Cela implique parfois de s'enfoncer dans l'obscurité. Des écrivains comme Pierre Michon ou Claude Louis-Combet s'attachent à l'obscur. Ce qui ne se dit jamais tout à fait mais autour de quoi tournent obstinément les mots, dont on respire le souffle à des échappées de phrases, à des tensions de figures. L'archaïque et l'originaire: «le miasme universel à tête de mouton mort», écrit Michon. Obscurité familière en même temps, présente dans les jeux et la nourriture, obscurité de la cave, obscurité au cœur des mythes chez Louis-Combet, obscurité des cavernes de la Dordogne dans La Grande Beune , obscurité obstinée de la forêt chez Michon, de telle scène primitive aux couleurs pourtant éclatantes dans Le Roi du bois.

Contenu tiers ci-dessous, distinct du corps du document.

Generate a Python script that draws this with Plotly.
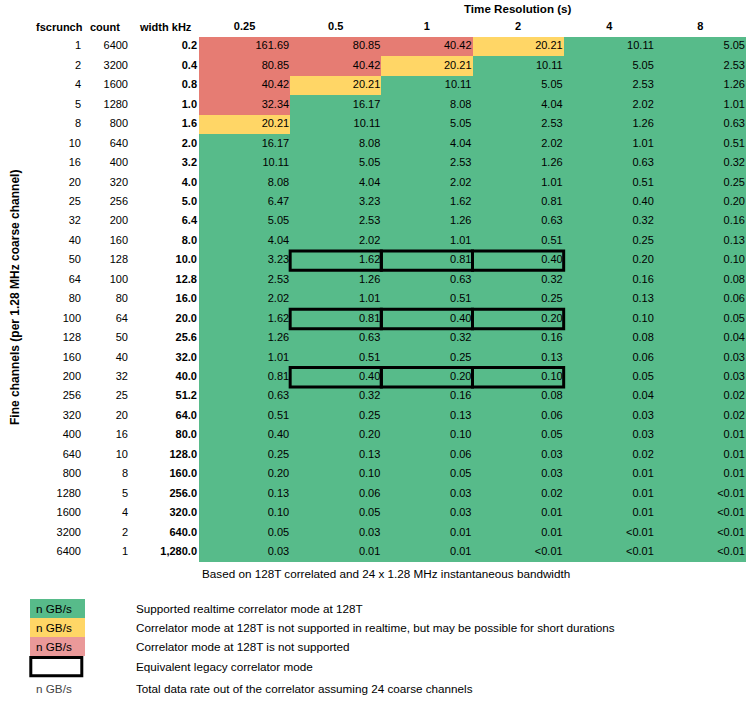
import plotly.graph_objects as go

W, H = 754, 702

# time resolutions (columns) and fine-channel settings (rows)
res_labels = ['0.25', '0.5', '1', '2', '4', '8']
fscrunch = [1, 2, 4, 5, 8, 10, 16, 20, 25, 32, 40, 50, 64, 80, 100, 128,
            160, 200, 256, 320, 400, 640, 800, 1280, 1600, 3200, 6400]
count = [6400, 3200, 1600, 1280, 800, 640, 400, 320, 256, 200, 160, 128, 100,
         80, 64, 50, 40, 32, 25, 20, 16, 10, 8, 5, 4, 2, 1]
width_khz = ['0.2', '0.4', '0.8', '1.0', '1.6', '2.0', '3.2', '4.0', '5.0',
             '6.4', '8.0', '10.0', '12.8', '16.0', '20.0', '25.6', '32.0',
             '40.0', '51.2', '64.0', '80.0', '128.0', '160.0', '256.0',
             '320.0', '640.0', '1,280.0']

# data rate out of the correlator, GB/s
rate_025 = ['161.69', '80.85', '40.42', '32.34', '20.21', '16.17', '10.11',
            '8.08', '6.47', '5.05', '4.04', '3.23', '2.53', '2.02', '1.62',
            '1.26', '1.01', '0.81', '0.63', '0.51', '0.40', '0.25', '0.20',
            '0.13', '0.10', '0.05', '0.03']
rate_05 = ['80.85', '40.42', '20.21', '16.17', '10.11', '8.08', '5.05', '4.04',
           '3.23', '2.53', '2.02', '1.62', '1.26', '1.01', '0.81', '0.63',
           '0.51', '0.40', '0.32', '0.25', '0.20', '0.13', '0.10', '0.06',
           '0.05', '0.03', '0.01']
rate_1 = ['40.42', '20.21', '10.11', '8.08', '5.05', '4.04', '2.53', '2.02',
          '1.62', '1.26', '1.01', '0.81', '0.63', '0.51', '0.40', '0.32',
          '0.25', '0.20', '0.16', '0.13', '0.10', '0.06', '0.05', '0.03',
          '0.03', '0.01', '0.01']
rate_2 = ['20.21', '10.11', '5.05', '4.04', '2.53', '2.02', '1.26', '1.01',
          '0.81', '0.63', '0.51', '0.40', '0.32', '0.25', '0.20', '0.16',
          '0.13', '0.10', '0.08', '0.06', '0.05', '0.03', '0.03', '0.02',
          '0.01', '0.01', '<0.01']
rate_4 = ['10.11', '5.05', '2.53', '2.02', '1.26', '1.01', '0.63', '0.51',
          '0.40', '0.32', '0.25', '0.20', '0.16', '0.13', '0.10', '0.08',
          '0.06', '0.05', '0.04', '0.03', '0.03', '0.02', '0.01', '0.01',
          '0.01', '<0.01', '<0.01']
rate_8 = ['5.05', '2.53', '1.26', '1.01', '0.63', '0.51', '0.32', '0.25',
          '0.20', '0.16', '0.13', '0.10', '0.08', '0.06', '0.05', '0.04',
          '0.03', '0.03', '0.02', '0.02', '0.01', '0.01', '0.01', '<0.01',
          '<0.01', '<0.01', '<0.01']
rates = [rate_025, rate_05, rate_1, rate_2, rate_4, rate_8]

# (fscrunch, time resolution) of the cells that are not plain green
red_cells = [(1, '0.25'), (1, '0.5'), (1, '1'), (2, '0.25'), (2, '0.5'),
             (4, '0.25'), (5, '0.25')]
yellow_cells = [(1, '2'), (2, '1'), (4, '0.5'), (8, '0.25')]
legacy_cells = [(50, '0.5'), (50, '1'), (50, '2'),
                (100, '0.5'), (100, '1'), (100, '2'),
                (200, '0.5'), (200, '1'), (200, '2')]

legend_text = ['Supported realtime correlator mode at 128T',
               'Correlator mode at 128T is not supported in realtime, but may be possible for short durations',
               'Correlator mode at 128T is not supported',
               'Equivalent legacy correlator mode',
               'Total data rate out of the correlator assuming 24 coarse channels']

GREEN = '#57BB8A'
YELLOW = '#FFD666'
RED = '#E67C73'
LEGEND_RED = '#EA9999'
FONT = 'Liberation Sans, Arial, sans-serif'
PROSE = 11.7   # size of the sentences; the numbers use 11

# grid geometry in screen pixels -> axis units (1 unit = 1 cell)
GRID_LEFT, COL_W = 199, 547 / 6
GRID_TOP, ROW_H = 37, 525 / 27


def px_x(p):
    return -0.5 + (p - GRID_LEFT) / COL_W


def px_y(q):
    return -0.5 + (q - GRID_TOP) / ROW_H


row_of = {f: i for i, f in enumerate(fscrunch)}
col_of = {r: j for j, r in enumerate(res_labels)}

z = [[0] * len(res_labels) for _ in fscrunch]
for f, r in yellow_cells:
    z[row_of[f]][col_of[r]] = 1
for f, r in red_cells:
    z[row_of[f]][col_of[r]] = 2

fig = go.Figure()

fig.add_trace(go.Heatmap(
    x=list(range(len(res_labels))), y=list(range(len(fscrunch))), z=z,
    zmin=0, zmax=2, showscale=False, hoverinfo='skip',
    colorscale=[[0, GREEN], [0.33, GREEN], [0.33, YELLOW], [0.67, YELLOW],
                [0.67, RED], [1, RED]]))

# cell values, right aligned in each cell
vx, vy, vt = [], [], []
for j, col in enumerate(rates):
    for i, v in enumerate(col):
        vx.append(j + 0.5 - 1 / COL_W)
        vy.append(i)
        vt.append(v)
fig.add_trace(go.Scatter(x=vx, y=vy, text=vt, mode='text',
                         textposition='middle left', cliponaxis=False,
                         textfont=dict(family=FONT, size=11, color='#000'),
                         hoverinfo='skip'))

# row header columns
rows = list(range(len(fscrunch)))
for right, vals, weight in [(81, fscrunch, 'normal'), (128, count, 'normal'),
                            (197, width_khz, 'bold')]:
    fig.add_trace(go.Scatter(
        x=[px_x(right)] * len(vals), y=rows, text=[str(v) for v in vals],
        mode='text', textposition='middle left', cliponaxis=False,
        textfont=dict(family=FONT, size=11, color='#000', weight=weight),
        hoverinfo='skip'))

# column headers
fig.add_trace(go.Scatter(
    x=list(range(len(res_labels))), y=[px_y(27)] * len(res_labels),
    text=res_labels, mode='text', textposition='middle center',
    cliponaxis=False, hoverinfo='skip',
    textfont=dict(family=FONT, size=11, color='#000', weight='bold')))

annotations = []
for label, left in [('fscrunch', 34), ('count', 88), ('width kHz', 137)]:
    annotations.append(dict(x=px_x(left), y=px_y(27), text=label,
                            xanchor='left', yanchor='middle', showarrow=False,
                            font=dict(family=FONT, size=11, color='#000',
                                      weight='bold')))
annotations.append(dict(x=col_of['2'], y=px_y(8), text='Time Resolution (s)',
                        xanchor='center', yanchor='middle', showarrow=False,
                        font=dict(family=FONT, size=11.6, color='#000',
                                  weight='bold')))
annotations.append(dict(x=px_x(15), y=px_y(298),
                        text='Fine channels (per 1.28 MHz coarse channel)',
                        textangle=-90, showarrow=False,
                        font=dict(family=FONT, size=12, color='#000',
                                  weight='bold')))
annotations.append(dict(x=px_x(200), y=px_y(573),
                        text='Based on 128T correlated and 24 x 1.28 MHz instantaneous bandwidth',
                        xanchor='left', yanchor='middle', showarrow=False,
                        font=dict(family=FONT, size=PROSE, color='#000')))

shapes = []
for f, r in legacy_cells:
    i, j = row_of[f], col_of[r]
    shapes.append(dict(type='rect', x0=j - 0.5, x1=j + 0.5, y0=i - 0.5,
                       y1=i + 0.5, line=dict(color='#000', width=3),
                       layer='above'))

# legend block
legend_fill = [GREEN, YELLOW, LEGEND_RED]
legend_top = 599
legend_step = 19
for k, col in enumerate(legend_fill):
    shapes.append(dict(type='rect', x0=px_x(30), x1=px_x(85),
                       y0=px_y(legend_top + k * legend_step),
                       y1=px_y(legend_top + (k + 1) * legend_step),
                       fillcolor=col, line=dict(width=0), layer='below'))
shapes.append(dict(type='rect', x0=px_x(30.8), x1=px_x(81.8),
                   y0=px_y(657.5), y1=px_y(675.8), fillcolor='white',
                   line=dict(color='#000', width=3)))

legend_y = [608.5, 627.5, 646.5, 666.5, 688]
for k, txt in enumerate(legend_text):
    annotations.append(dict(x=px_x(134), y=px_y(legend_y[k]), text=txt,
                            xanchor='left', yanchor='middle', showarrow=False,
                            font=dict(family=FONT, size=PROSE, color='#000')))
for k in [0, 1, 2, 4]:
    annotations.append(dict(x=px_x(34), y=px_y(legend_y[k]), text='n GB/s',
                            xanchor='left', yanchor='middle', showarrow=False,
                            font=dict(family=FONT, size=PROSE,
                                      color='#444' if k == 4 else '#000')))

fig.update_layout(
    width=W, height=H, autosize=False,
    margin=dict(l=0, r=0, t=0, b=0, pad=0),
    paper_bgcolor='white', plot_bgcolor='white',
    showlegend=False, hovermode=False,
    xaxis=dict(range=[px_x(0), px_x(W)], visible=False, fixedrange=True),
    yaxis=dict(range=[px_y(H), px_y(0)], visible=False, fixedrange=True),
    shapes=shapes, annotations=annotations)

# the page body has an 8px default margin; drop it so the figure sits at 0,0
fig.write_html('out.html', config={'displayModeBar': False},
               post_script="document.body.style.margin='0';")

Dans ces confins, tout se retourne: l'extrême intimité devient le dehors, la personne se découvre impersonnelle. Malheureusement, la denrée obscure se raréfie, et par ce défaut nous respirons chaque jour un peu plus mal. Notre part de bois, et de cave, ce sont ces livres qui nous la donnent, ils peuvent nous aider à vivre.

Ce que l'on fait en écrivant prolonge aussi la trituration enfantine des choses, cette jouissance de les voir se construire, se briser, passer l'une dans l'autre. Il y a eu dans notre histoire cette primitive découverte: l'être n'est pas plus stable que les monstres en pâte à modeler. La littérature poursuit dans le monde fixe des adultes le cours des métamorphoses, des transformations et des bricolages. Le sens de la ductilité universelle, l'usage des mots comme fioles et cornues à travailler la pâte du monde, pour élaborer de minuscules merveilles qui se dissipent à l'instant, c'est tout cela qui séduit dans les récits poétiques d'Eric Chevillard. On y entre comme dans le laboratoire d'un savant de dessin animé, plein de formes et de couleurs étranges, sans prévoir ce qui sortira de ces circonvolutions. On ne s'émerveille pas sans se transformer soi-même. La merveille surgie de l'obscurité déploie en un clin d'oeil d'autres manières d'être, de voir, de faire, et tout cela tient parfois en quatre mots, que la voix un peu exigeante, un peu tenue prolonge, soutient, fait résonner dans tout l'espace d'un récit, et qu'elle accorde à d'autres merveilles.